▸ Exercise aim
Emit a verbatim copy of the lines below from the line with "Generate a Python" through the line with "plt.rcParams['font.family'] = ['Liberation", excluding pictures and everything outside that range.

▸ Provided data
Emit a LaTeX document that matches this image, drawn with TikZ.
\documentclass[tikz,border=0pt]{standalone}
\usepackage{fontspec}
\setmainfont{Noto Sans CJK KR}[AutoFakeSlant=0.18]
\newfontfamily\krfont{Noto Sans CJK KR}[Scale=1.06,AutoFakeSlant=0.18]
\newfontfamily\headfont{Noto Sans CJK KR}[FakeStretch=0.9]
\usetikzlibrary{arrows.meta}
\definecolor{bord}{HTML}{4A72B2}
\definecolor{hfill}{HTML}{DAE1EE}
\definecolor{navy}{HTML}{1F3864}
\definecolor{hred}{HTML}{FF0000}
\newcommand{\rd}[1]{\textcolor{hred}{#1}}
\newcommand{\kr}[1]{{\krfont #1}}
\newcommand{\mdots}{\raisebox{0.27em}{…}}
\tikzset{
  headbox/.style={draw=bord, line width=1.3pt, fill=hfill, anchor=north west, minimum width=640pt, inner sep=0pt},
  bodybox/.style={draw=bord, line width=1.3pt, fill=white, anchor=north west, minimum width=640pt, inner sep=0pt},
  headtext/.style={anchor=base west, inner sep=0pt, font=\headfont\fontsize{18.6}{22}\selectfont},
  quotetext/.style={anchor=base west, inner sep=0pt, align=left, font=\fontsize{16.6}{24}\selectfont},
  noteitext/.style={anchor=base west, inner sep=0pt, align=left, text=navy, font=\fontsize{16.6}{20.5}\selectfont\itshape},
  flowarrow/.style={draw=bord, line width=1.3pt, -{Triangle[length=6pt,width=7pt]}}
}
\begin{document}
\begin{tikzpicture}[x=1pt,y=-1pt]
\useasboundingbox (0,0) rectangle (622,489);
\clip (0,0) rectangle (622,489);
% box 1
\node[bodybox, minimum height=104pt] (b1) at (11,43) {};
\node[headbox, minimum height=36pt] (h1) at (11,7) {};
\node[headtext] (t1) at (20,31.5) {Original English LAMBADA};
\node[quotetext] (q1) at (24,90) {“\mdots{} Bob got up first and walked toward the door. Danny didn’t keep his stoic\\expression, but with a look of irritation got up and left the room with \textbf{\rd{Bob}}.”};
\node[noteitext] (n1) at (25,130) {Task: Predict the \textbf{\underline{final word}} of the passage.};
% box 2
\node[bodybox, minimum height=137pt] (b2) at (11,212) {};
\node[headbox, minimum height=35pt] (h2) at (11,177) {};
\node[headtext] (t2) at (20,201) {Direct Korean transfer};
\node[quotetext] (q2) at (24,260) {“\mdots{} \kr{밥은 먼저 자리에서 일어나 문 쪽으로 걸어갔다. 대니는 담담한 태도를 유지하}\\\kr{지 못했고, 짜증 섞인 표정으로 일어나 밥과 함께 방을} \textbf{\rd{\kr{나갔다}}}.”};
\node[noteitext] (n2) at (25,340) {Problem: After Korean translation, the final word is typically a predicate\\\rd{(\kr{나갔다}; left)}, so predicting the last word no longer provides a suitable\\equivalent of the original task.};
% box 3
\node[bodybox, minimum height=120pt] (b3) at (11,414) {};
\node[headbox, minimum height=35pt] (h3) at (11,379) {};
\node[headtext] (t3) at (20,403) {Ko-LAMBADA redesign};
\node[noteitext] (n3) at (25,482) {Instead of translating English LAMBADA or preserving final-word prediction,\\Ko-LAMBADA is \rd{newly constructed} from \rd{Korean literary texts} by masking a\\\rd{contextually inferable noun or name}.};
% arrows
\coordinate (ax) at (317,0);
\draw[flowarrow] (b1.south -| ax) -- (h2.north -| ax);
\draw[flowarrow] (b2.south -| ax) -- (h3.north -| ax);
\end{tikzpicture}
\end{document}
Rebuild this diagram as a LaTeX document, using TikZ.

...

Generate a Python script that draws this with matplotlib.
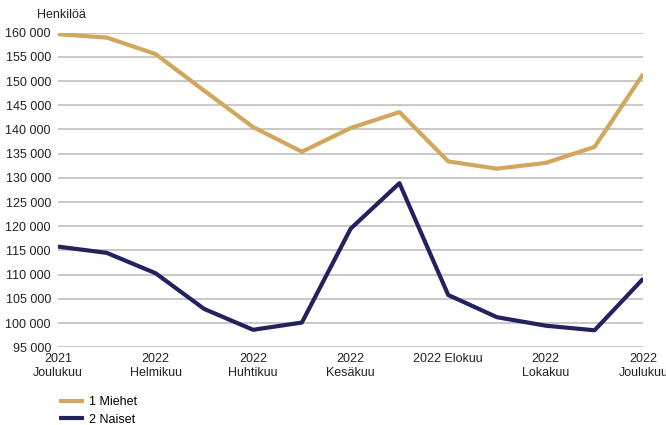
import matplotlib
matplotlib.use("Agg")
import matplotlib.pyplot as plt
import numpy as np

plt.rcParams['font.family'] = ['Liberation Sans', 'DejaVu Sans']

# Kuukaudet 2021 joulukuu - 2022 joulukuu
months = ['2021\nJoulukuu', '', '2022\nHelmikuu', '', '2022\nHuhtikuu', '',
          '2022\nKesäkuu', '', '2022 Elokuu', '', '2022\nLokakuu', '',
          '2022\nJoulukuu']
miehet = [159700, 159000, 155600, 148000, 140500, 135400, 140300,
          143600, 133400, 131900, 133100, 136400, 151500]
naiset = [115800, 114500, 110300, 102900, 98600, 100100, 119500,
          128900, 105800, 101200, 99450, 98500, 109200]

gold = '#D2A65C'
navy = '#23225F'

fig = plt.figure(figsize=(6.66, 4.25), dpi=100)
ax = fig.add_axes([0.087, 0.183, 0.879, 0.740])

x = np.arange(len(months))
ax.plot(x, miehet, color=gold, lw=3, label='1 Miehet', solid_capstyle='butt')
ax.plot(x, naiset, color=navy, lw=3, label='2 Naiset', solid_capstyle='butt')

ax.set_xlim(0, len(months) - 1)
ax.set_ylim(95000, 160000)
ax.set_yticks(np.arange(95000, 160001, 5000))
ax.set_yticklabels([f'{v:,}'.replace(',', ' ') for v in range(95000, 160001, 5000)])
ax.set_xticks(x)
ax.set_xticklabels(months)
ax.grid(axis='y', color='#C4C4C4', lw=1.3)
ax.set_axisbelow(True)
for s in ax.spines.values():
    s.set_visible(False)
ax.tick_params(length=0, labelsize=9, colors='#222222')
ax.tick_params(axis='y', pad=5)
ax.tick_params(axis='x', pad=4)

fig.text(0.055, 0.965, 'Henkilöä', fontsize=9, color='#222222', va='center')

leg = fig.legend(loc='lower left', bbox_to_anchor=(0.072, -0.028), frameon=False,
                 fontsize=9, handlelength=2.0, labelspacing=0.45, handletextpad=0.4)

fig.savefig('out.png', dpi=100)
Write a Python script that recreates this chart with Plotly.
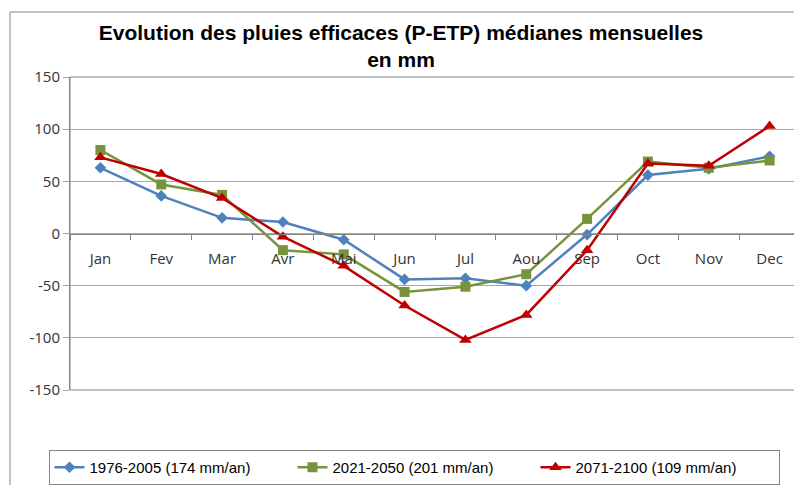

▸ Answer to this task
Generate a Python script that draws this with matplotlib.
import matplotlib
matplotlib.use("Agg")
import matplotlib.pyplot as plt
import numpy as np

plt.rcParams['font.family'] = ['Liberation Sans', 'DejaVu Sans']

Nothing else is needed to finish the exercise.